Friday, April 11, 2014

hot and cold

The previous post was rather positive and cheerful, much to my surprise.  It took me a while to recover from that.  The post did not exactly mirror my state of mind in the hours leading up to the delivery of the oven and during its installation.  I feared the worst.  I don't expect anything good when it comes to workmen, repairs, or anything to do with building infrastructure.  Things are oftentimes not done as I would expect them or in ways that make sense to me.

Take my place of work as an example.  The lifts are regularly out of order, as if they were there to provide backup for the stairs.  Steam leaks that take down heating, the hot water supply and sterilization facilities occur regularly.  At least once a month, there's a building-wide email warning of an impending emergency steam shut-down so another leak can be patched.  It would certainly be better and in the long run cheaper to install a new reliable system instead of patching the old one again and again, only for new leaks to break open only weeks later, but no one seems to take this option into consideration.

That is because doing it right is not how it's done here.  Making things work is usually the goal, fudging things to arrive at a temporary solution, to give the appearance of a solution, in other words.  Most external building work is done with a brush and a bucket of thick paint.  Coat after coat is applied until the paint itself provides structural stability while the walls below are rotting away.  Indoors, duct tape, glue and putty play similar roles.

I expected the oven business to go along those lines, and initially it did.  When the technician unpacked the appliance, the first thing to tumble from the box was a handle that had broken off from the oven door.  That's how the thing had been delivered.  Behind the door were a number of trays that made sense and various implements that didn't.  There were grips supposed to clip to the trays that I still haven't figured out how to use and a floppy piece of aluminum that looked as if it had fallen off somewhere.  The technician explained that it was a guard to keep the oven door open while using the grill.  This seemed strange to me.  Why would I want to keep the oven door open?  Was the idea to use the grill as a fireplace and warm the kitchen on cold winter days?  There was no good answer, but it didn't matter.  Even though both of us tried, we found no way of locking the guard in place.  It might have been too bent out of shape before its first use already.

It's entirely possible that the thing was bent out of shape by design.  It's not always easy to tell function from design.  I was reminded of this the other day when washing my hands at Imperial.  Washing your hands in the UK is often a journey into the dark past.  Many homes have separate faucets for hot and cold water.  They are called period fittings by estate agents as if functional moribundity were something to be proud of.  I've never understood the appeal.

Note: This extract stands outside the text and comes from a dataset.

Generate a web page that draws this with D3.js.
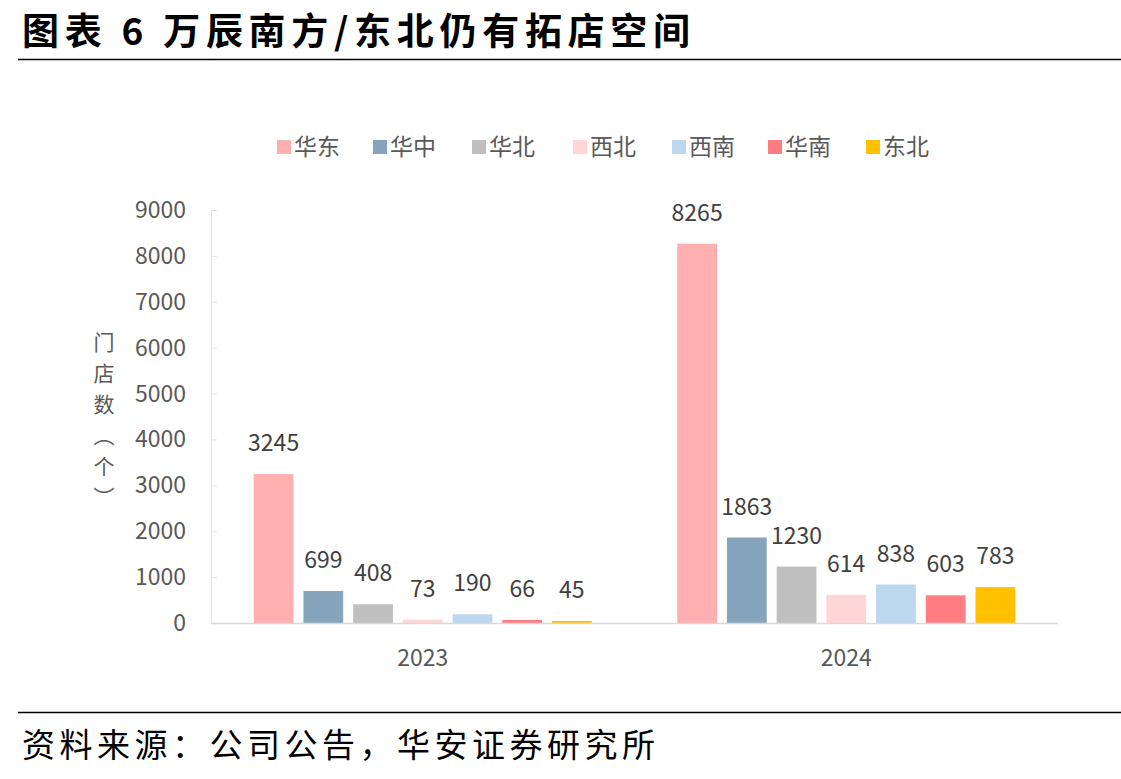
<!DOCTYPE html>
<html>
<head>
<meta charset="utf-8">
<script src="https://cdn.jsdelivr.net/npm/d3@7"></script>
<style>
  body { margin: 0; background: #fff; }
  svg text { font-family: "Noto Sans CJK SC", "Noto Sans", sans-serif; }
</style>
</head>
<body>
<div id="viz"></div>
<script>
// data
var years = ['2023', '2024'];
var regions = ['华东', '华中', '华北', '西北', '西南', '华南', '东北'];
var stores2023 = [3245, 699, 408, 73, 190, 66, 45];
var stores2024 = [8265, 1863, 1230, 614, 838, 603, 783];
var yTicks = [0, 1000, 2000, 3000, 4000, 5000, 6000, 7000, 8000, 9000];
var colorList = ['#ffafaf', '#86a5bd', '#bfbfbf', '#ffd5d5', '#bdd7ee', '#ff7c80', '#ffc000'];

var W = 1121, H = 779;
var margin = { top: 210, left: 211, right: 63, bottom: 156 };
var width = W - margin.left - margin.right,
    height = H - margin.top - margin.bottom;

var svg = d3.select('#viz').append('svg')
  .attr('width', W).attr('height', H);

// title + rules
svg.append('text')
  .attr('x', 22).attr('y', 45)
  .attr('textLength', 668).attr('lengthAdjust', 'spacing')
  .style('font-size', '37px').style('font-weight', 'bold').attr('fill', '#000')
  .text('图表 6 万辰南方/东北仍有拓店空间');
svg.append('line').attr('x1', 18).attr('x2', W).attr('y1', 59.5).attr('y2', 59.5)
  .attr('stroke', '#000').attr('stroke-width', 1.5);
svg.append('line').attr('x1', 18).attr('x2', W).attr('y1', 712.5).attr('y2', 712.5)
  .attr('stroke', '#000').attr('stroke-width', 1.5);
svg.append('text')
  .attr('x', 22).attr('y', 757)
  .attr('textLength', 633).attr('lengthAdjust', 'spacing')
  .style('font-size', '33px').attr('fill', '#000')
  .text('资料来源：公司公告，华安证券研究所');

var data = years.map(function(y, i) {
  return { year: y, vals: i == 0 ? stores2023 : stores2024 };
});

var xScale = d3.scaleBand().domain(years).range([0, width]);
var inner = d3.scaleBand().domain(regions)
  .range([0, xScale.bandwidth()]).paddingInner(0.2).paddingOuter(0.86);
var yScale = d3.scaleLinear().domain([0, 9000]).range([height, 0]);
var colors = d3.scaleOrdinal().domain(regions).range(colorList);

var chart = svg.append('g')
  .attr('transform', 'translate(' + margin.left + ',' + margin.top + ')');

// y axis
var yAxis = chart.append('g')
  .call(d3.axisRight(yScale).tickValues(yTicks).tickSize(6).tickFormat(''));
yAxis.selectAll('line').attr('stroke', '#e6e3da');
yAxis.select('.domain').attr('stroke', '#e6e3da');
chart.selectAll('.ylab').data(yTicks).enter().append('text')
  .attr('x', -25).attr('y', function(d) { return yScale(d); })
  .attr('dy', '0.35em').attr('text-anchor', 'end')
  .style('font-size', '23px').attr('fill', '#595959')
  .text(function(d) { return d; });

// y title, one char per line
var ytitle = '门店数︵个︶'.split('');
svg.append('g').selectAll('text').data(ytitle).enter().append('text')
  .attr('x', 104).attr('y', function(d, i) { return 343 + i * 31; })
  .attr('dy', '0.35em').attr('text-anchor', 'middle')
  .style('font-size', '21px').attr('fill', '#595959')
  .text(function(d) { return d; });

// bars
var groups = chart.selectAll('.grp').data(data).enter().append('g')
  .attr('transform', function(d) { return 'translate(' + xScale(d.year) + ',0)'; });

groups.selectAll('rect').data(function(d) { return d.vals; }).enter().append('rect')
  .attr('x', function(d, i) { return inner(regions[i]); })
  .attr('width', inner.bandwidth())
  .attr('y', function(d) { return yScale(d); })
  .attr('height', function(d) { return height - yScale(d); })
  .attr('fill', function(d, i) { return colors(regions[i]); });

groups.selectAll('.val').data(function(d) { return d.vals; }).enter().append('text')
  .attr('x', function(d, i) { return inner(regions[i]) + inner.bandwidth() / 2; })
  .attr('y', function(d) { return yScale(d) - 23; })
  .attr('text-anchor', 'middle')
  .style('font-size', '23px').attr('fill', '#404040')
  .text(function(d) { return d; });

// baseline + x labels
chart.append('line').attr('x1', 0).attr('x2', width)
  .attr('y1', height + 0.5).attr('y2', height + 0.5)
  .attr('stroke', '#d9d9d9').attr('stroke-width', 1.5);
var xAxis = chart.append('g').attr('transform', 'translate(0,' + height + ')')
  .call(d3.axisBottom(xScale).tickSize(0).tickPadding(27));
xAxis.select('.domain').remove();
xAxis.selectAll('text').style('font-size', '23px').attr('fill', '#595959')
  .style('font-family', '"Noto Sans CJK SC", sans-serif');

// legend
var legendX = [277, 373, 472, 573, 672, 768, 866];
var legend = svg.append('g').selectAll('g').data(regions).enter().append('g')
  .attr('transform', function(d, i) { return 'translate(' + legendX[i] + ',140)'; });
legend.append('rect').attr('width', 14).attr('height', 14)
  .attr('fill', function(d) { return colors(d); });
legend.append('text').attr('x', 17).attr('y', 7).attr('dy', '0.36em')
  .style('font-size', '23px').attr('fill', '#595959')
  .text(function(d) { return d; });
</script>
</body>
</html>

In many homes, mine included, appeal plays no role in their continued existence.  It's simply a question of money.  If a fifty-year old faucet works, why replace it?  I understand this.  What I don't understand is why you would replace it with something equally obsolete.  This is what I observed at Imperial the other day:  Two faucets controlled one spout, but the hot and cold water weren't mixed.  Instead, two parallel streams of water exited the spout, scalding my index finger while chilling my thumb to the bone.

Imperial tap
Hot and cold

Three sets of questions are in order.

  1. Who invented this and why?  What problem is this a solution for?  When would you ever want hot and cold water separate?
  2. Who built this?  Who thought money could be made from not mixing hot and cold water?
  3. Who bought this?  Who decided it would be a good idea to install this idiocy in the bathroom of a university that carries in its name the word technology, referring, presumably, to the cutting edge of it?

There is so much that I will never understand about this country.